Excerpted records ::
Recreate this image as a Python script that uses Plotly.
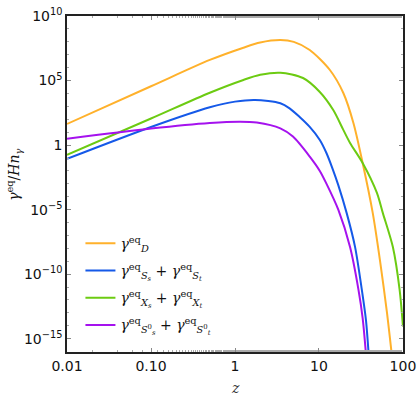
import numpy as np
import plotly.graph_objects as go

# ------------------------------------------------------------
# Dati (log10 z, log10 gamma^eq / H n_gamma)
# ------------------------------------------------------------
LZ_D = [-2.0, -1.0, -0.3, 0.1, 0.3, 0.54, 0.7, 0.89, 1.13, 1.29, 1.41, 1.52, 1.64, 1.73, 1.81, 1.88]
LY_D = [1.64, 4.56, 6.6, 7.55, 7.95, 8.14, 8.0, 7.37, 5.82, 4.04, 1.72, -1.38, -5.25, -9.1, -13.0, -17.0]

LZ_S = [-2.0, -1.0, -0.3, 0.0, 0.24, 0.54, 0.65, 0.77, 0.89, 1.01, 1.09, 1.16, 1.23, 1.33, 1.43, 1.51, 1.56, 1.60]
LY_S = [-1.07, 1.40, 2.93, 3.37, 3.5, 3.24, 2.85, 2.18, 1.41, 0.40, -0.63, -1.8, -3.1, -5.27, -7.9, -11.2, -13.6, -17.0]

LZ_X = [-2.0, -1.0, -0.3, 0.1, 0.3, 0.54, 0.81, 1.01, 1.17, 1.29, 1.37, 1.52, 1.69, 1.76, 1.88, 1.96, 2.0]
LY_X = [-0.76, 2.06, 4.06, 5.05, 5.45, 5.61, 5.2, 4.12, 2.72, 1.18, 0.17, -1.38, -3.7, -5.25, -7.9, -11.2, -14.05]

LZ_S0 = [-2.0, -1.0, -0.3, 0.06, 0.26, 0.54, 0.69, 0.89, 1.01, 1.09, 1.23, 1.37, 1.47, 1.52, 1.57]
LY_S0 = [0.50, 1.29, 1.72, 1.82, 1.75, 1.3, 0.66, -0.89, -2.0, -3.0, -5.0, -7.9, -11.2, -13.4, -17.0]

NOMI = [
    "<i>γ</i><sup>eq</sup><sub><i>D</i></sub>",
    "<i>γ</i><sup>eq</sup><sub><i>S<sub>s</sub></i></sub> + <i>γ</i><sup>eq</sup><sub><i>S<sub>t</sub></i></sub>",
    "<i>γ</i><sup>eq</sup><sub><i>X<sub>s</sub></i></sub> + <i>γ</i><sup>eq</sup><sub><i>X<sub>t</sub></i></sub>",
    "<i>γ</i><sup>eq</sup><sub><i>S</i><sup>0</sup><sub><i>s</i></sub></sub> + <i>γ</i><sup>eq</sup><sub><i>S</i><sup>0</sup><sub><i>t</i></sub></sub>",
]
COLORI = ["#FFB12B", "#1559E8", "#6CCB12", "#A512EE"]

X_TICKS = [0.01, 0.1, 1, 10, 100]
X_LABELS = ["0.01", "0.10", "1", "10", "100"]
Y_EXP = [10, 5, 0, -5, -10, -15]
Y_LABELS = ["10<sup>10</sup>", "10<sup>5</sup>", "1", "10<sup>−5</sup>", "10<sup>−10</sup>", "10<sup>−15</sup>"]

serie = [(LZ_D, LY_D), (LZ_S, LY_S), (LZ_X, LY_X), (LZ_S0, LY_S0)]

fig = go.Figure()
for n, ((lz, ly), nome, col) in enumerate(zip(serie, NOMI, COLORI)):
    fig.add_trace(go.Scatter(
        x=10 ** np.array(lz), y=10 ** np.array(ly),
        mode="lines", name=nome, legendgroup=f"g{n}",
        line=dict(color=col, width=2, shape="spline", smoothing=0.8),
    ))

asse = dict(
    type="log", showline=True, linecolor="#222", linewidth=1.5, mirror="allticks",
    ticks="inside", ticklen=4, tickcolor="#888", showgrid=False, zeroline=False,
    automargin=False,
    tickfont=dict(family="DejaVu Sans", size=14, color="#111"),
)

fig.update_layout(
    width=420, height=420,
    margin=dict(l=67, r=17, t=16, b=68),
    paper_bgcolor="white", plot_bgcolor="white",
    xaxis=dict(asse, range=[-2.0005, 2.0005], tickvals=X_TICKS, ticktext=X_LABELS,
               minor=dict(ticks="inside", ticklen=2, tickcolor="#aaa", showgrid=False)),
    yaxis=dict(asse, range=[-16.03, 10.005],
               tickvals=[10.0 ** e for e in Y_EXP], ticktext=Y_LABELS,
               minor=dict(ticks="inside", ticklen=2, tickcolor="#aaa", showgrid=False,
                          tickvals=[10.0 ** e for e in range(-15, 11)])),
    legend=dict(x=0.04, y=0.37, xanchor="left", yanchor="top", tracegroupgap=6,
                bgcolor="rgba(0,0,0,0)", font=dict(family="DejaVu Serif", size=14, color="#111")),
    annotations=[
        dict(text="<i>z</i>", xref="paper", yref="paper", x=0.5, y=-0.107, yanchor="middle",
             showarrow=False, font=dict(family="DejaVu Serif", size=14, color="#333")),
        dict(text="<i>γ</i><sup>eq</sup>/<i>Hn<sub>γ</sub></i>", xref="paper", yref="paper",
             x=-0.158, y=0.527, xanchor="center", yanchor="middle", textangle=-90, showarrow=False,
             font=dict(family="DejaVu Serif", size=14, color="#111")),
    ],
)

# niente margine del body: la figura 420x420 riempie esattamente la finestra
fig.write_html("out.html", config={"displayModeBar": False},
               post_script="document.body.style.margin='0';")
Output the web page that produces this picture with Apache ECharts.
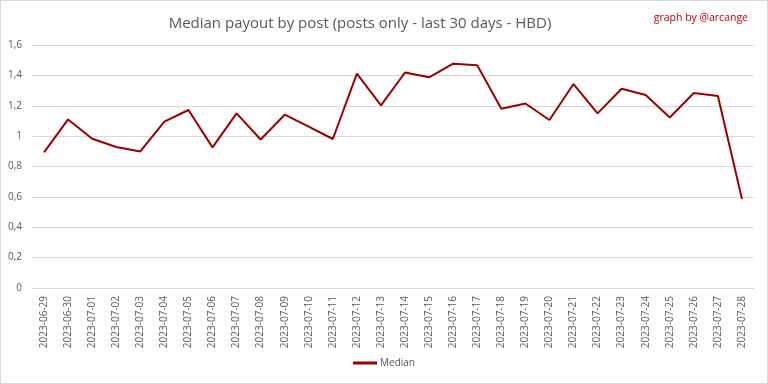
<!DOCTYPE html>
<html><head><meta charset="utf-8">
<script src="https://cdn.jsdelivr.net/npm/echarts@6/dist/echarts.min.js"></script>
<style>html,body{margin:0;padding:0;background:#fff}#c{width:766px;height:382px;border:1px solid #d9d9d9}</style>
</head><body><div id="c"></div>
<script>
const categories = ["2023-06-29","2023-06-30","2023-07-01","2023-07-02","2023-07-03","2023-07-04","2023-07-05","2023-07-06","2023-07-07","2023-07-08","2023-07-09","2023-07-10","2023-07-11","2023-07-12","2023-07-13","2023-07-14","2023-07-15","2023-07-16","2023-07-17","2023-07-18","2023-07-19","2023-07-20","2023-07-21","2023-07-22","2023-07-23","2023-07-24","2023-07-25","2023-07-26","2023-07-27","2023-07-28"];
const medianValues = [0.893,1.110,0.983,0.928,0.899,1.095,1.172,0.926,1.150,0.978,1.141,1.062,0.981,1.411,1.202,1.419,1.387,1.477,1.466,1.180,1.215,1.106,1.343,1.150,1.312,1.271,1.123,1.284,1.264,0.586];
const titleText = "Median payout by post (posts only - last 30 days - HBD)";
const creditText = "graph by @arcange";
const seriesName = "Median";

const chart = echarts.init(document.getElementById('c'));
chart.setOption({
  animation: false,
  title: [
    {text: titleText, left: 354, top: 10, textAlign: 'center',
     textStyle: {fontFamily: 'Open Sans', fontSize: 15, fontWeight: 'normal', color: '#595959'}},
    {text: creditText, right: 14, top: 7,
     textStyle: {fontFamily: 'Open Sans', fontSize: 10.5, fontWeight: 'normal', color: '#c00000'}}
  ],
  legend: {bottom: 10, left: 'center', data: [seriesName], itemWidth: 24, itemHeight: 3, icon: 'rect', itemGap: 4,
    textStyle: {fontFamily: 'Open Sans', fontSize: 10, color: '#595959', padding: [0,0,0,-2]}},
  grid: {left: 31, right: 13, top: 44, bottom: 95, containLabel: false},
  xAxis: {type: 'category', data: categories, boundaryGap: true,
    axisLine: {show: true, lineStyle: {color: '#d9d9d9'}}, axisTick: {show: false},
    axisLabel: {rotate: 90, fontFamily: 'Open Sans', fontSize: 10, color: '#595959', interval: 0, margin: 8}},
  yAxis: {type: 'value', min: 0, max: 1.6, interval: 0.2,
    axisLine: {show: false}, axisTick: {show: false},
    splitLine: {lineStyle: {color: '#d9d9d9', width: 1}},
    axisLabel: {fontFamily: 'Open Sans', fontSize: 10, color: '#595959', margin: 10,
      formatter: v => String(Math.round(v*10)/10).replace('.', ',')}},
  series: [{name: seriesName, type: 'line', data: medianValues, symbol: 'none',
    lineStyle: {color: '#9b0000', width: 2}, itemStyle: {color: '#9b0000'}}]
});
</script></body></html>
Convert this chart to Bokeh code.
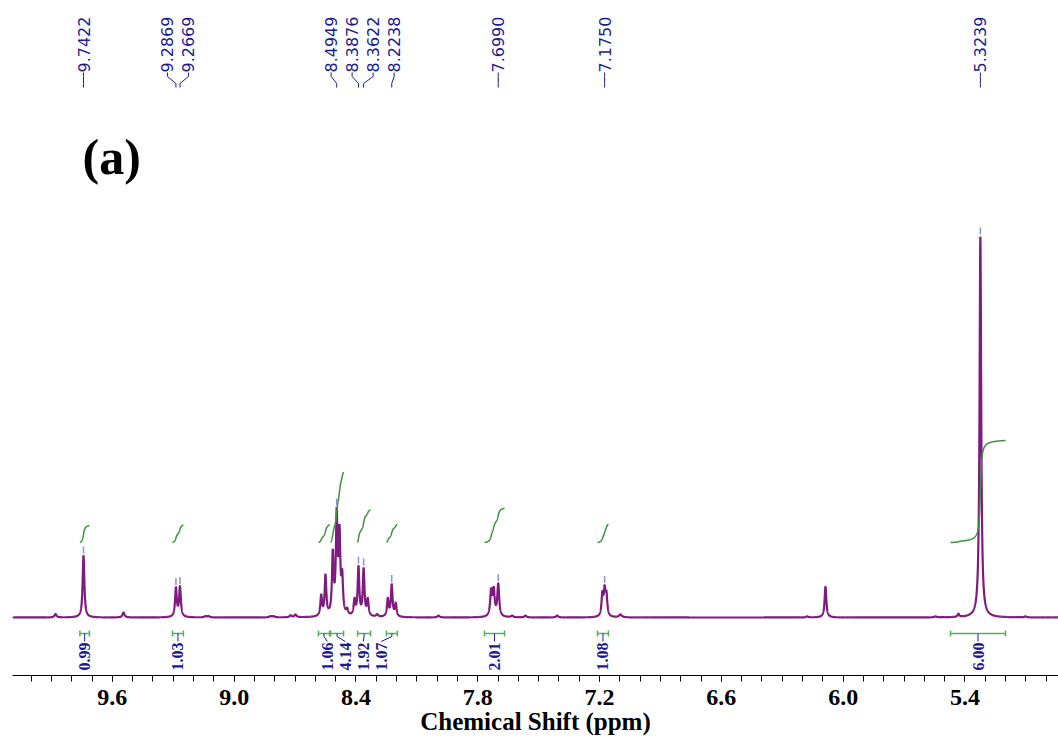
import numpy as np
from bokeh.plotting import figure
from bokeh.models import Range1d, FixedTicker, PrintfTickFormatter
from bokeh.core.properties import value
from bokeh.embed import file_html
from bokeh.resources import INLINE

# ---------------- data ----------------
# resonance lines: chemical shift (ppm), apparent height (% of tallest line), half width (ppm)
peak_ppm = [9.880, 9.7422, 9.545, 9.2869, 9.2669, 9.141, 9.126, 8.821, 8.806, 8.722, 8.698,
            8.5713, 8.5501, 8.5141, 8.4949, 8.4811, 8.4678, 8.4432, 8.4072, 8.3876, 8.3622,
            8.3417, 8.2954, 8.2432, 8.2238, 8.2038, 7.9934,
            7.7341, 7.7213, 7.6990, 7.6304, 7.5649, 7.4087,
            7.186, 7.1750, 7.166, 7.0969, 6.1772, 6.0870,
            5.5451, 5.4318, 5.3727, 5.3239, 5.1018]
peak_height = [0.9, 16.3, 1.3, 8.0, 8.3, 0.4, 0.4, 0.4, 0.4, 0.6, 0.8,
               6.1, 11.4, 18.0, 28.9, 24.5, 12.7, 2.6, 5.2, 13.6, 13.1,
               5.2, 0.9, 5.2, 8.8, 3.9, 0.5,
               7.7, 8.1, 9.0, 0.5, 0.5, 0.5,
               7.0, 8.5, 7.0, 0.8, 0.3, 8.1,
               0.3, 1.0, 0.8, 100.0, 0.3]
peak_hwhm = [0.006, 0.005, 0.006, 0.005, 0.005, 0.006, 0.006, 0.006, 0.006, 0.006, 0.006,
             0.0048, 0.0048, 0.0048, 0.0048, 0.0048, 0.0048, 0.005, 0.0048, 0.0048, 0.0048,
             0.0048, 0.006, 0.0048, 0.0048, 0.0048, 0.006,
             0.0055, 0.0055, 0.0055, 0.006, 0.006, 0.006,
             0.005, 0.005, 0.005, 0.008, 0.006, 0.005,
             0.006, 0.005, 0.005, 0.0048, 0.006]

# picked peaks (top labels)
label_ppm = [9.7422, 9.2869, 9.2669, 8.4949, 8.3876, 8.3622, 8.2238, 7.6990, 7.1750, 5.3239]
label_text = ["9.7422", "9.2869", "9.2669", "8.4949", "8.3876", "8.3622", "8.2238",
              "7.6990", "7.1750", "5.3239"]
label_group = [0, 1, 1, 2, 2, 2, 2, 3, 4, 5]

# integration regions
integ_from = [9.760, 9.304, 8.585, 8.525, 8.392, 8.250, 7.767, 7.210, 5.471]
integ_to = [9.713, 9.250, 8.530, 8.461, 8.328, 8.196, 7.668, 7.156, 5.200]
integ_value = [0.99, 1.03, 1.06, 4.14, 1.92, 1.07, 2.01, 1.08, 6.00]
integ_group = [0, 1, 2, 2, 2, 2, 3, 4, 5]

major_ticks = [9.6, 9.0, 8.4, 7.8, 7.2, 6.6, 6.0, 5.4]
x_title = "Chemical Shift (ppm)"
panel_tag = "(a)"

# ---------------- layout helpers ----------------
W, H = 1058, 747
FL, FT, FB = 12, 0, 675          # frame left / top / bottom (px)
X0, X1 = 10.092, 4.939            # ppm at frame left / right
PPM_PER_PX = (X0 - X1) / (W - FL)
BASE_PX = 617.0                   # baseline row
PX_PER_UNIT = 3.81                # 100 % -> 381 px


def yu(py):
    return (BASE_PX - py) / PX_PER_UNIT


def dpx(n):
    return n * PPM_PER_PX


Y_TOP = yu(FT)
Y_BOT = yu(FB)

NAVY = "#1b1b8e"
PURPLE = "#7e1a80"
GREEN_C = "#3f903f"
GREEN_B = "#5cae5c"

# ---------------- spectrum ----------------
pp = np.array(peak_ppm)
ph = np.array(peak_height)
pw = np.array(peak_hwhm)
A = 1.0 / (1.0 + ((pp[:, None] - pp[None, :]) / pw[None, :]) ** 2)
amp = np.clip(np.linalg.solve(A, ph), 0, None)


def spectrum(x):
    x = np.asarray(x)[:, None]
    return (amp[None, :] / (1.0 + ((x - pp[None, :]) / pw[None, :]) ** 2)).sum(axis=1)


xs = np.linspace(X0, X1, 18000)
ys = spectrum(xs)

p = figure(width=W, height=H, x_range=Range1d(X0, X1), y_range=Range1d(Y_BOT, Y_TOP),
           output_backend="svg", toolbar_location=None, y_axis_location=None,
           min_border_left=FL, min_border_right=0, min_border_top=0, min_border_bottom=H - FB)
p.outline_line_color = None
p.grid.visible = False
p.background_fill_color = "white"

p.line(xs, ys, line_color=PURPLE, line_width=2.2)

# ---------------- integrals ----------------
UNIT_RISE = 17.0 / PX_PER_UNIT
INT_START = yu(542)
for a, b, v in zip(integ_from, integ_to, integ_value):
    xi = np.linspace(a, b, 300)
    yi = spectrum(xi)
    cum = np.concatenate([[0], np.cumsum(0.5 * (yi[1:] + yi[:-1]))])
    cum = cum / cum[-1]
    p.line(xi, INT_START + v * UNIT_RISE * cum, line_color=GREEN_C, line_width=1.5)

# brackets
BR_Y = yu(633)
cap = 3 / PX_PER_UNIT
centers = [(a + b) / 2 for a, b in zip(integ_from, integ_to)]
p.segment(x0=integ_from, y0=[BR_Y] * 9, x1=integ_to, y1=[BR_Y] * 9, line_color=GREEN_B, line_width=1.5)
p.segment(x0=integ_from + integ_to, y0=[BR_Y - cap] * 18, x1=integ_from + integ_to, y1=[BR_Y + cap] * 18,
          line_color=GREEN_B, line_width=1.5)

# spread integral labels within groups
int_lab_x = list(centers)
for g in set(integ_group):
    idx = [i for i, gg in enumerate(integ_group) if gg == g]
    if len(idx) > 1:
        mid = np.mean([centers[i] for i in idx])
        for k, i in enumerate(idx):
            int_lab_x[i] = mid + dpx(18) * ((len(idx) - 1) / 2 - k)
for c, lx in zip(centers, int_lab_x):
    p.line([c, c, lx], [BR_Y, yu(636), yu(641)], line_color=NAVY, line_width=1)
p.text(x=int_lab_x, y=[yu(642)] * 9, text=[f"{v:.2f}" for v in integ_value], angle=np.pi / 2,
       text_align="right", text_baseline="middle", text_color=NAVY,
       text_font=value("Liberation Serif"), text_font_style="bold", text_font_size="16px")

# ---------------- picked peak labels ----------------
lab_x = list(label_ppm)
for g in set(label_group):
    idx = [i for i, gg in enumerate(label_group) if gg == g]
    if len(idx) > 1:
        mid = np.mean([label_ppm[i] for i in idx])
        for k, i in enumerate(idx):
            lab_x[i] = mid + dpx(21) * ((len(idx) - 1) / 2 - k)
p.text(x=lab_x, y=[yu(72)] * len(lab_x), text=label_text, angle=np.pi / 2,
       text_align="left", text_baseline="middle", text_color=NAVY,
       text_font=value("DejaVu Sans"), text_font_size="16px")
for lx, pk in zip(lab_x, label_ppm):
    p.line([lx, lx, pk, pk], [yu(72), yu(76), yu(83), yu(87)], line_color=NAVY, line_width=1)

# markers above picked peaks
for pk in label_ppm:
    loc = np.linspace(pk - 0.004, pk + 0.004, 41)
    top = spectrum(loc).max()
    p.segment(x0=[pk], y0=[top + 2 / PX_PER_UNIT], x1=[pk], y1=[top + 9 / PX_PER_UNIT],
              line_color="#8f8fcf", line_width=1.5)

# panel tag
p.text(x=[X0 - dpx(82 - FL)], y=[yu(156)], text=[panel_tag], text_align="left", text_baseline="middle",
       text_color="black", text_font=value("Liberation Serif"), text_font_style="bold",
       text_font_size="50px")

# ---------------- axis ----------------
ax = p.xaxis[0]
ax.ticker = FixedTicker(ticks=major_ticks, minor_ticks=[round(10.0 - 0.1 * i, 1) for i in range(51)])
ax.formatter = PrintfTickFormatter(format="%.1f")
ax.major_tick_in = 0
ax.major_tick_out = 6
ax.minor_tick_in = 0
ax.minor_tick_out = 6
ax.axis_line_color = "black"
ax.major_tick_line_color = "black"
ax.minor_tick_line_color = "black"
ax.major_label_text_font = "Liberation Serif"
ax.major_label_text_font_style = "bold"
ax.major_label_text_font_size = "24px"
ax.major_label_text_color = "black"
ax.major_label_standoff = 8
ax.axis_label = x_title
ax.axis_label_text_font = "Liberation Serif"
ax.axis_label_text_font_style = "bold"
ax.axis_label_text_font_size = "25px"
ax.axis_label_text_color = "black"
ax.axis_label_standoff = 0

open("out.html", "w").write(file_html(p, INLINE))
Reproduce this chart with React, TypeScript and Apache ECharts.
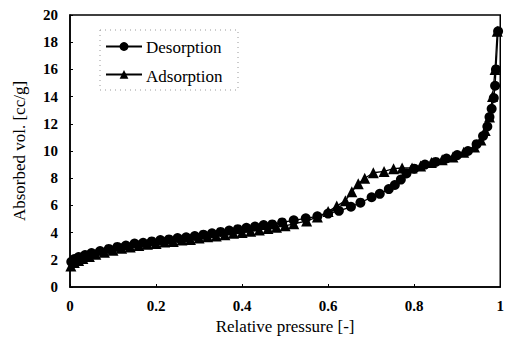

Your goal ::
Copy only the part of the records that runs from the first line to the line with "import plotly.graph_objects as go", ends included, leaving pictures out.

Output ::
Recreate this image as a Python script that uses Plotly.
import numpy as np
import plotly.graph_objects as go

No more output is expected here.